Oh, the stories you could hear from people that were in the pit on just that day, October 20th.  It wasn’t just the pit I was in.  No matter what you were trading, the market was affected.  Even the meat traders had huge moves from spillover effects.  Some firms had to sell out long positions just to cover margin.  The stories are amazing and would blow your mind.  For example, the S&P pit almost didn’t open.  All trades had to be settled, and margined from the previous day.  One house, can’t remember if it was Lehman, Shearson or Smith Barney, didn’t have enough cash in their accounts to cover their trading.  It would have been the first time in history a market didn’t open for that reason, but they came through with the cash around 15 minutes before the opening bell.

Years later, when I was on the CME Board, I sat next to Gerry Corrigan.  We chatted about the LCTM mess and he said, “other than the crash, that was the closest I had seen the world come to total financial meltdown.”  I don’t know what he thinks about today, but his statement was pretty enlightening.

If you ever get the chance to get a person who was there talking about it, query them and then sit and listen.  I don’t care what you have been through in trading, there was no day that has ever matched that day.  I have traded through some pretty nasty stuff since I started in May of 1988-and nothing compares to it.  Long Term Capital (1998) and the crash of 2008 aren’t even close.

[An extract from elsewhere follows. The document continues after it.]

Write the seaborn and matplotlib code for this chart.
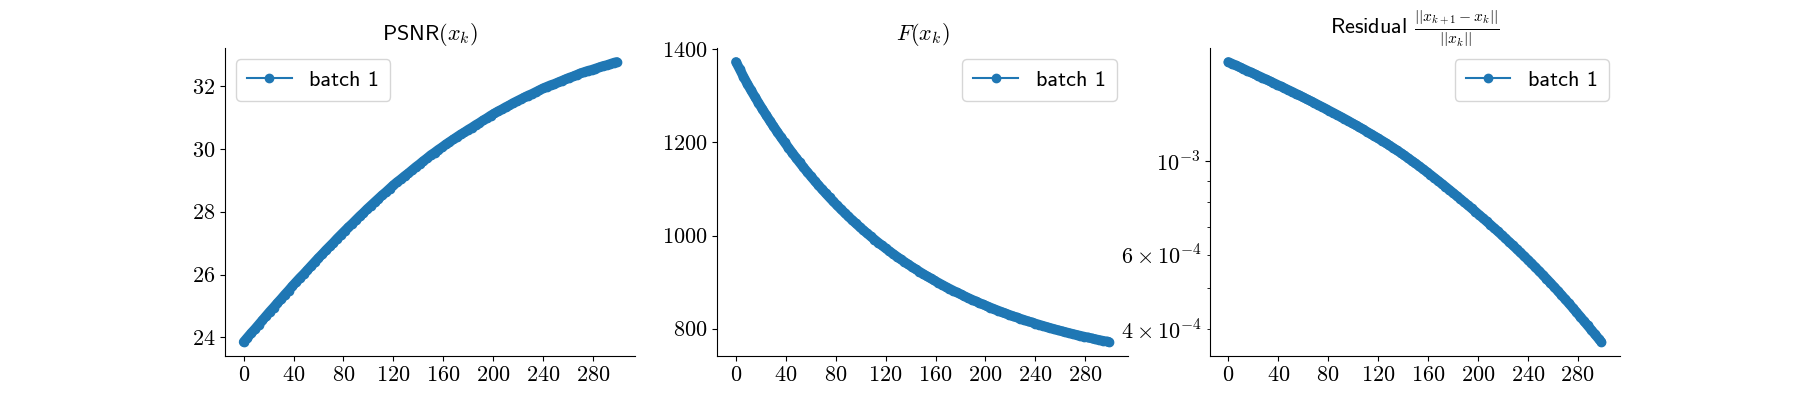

One person I know was out so much money he couldn’t afford to cover it.  Shrugging his shoulders, he kept the position on, and by the end of the day, he made mid six figures.  Some guys sold the open, spread it off and made a million dollars on that one trade.  Others saw their entire lives ruined because they came in with bad positions and were forced to cover.

Those days of human drama relating to a market are long gone.  But, I fear the chance for an inadvertent crash is closer than you might think.

….there are some old time traders that read this blog that might want to chime in with their own story of that day.  If you were in diapers then, you might chime in with a story of your wildest day ever.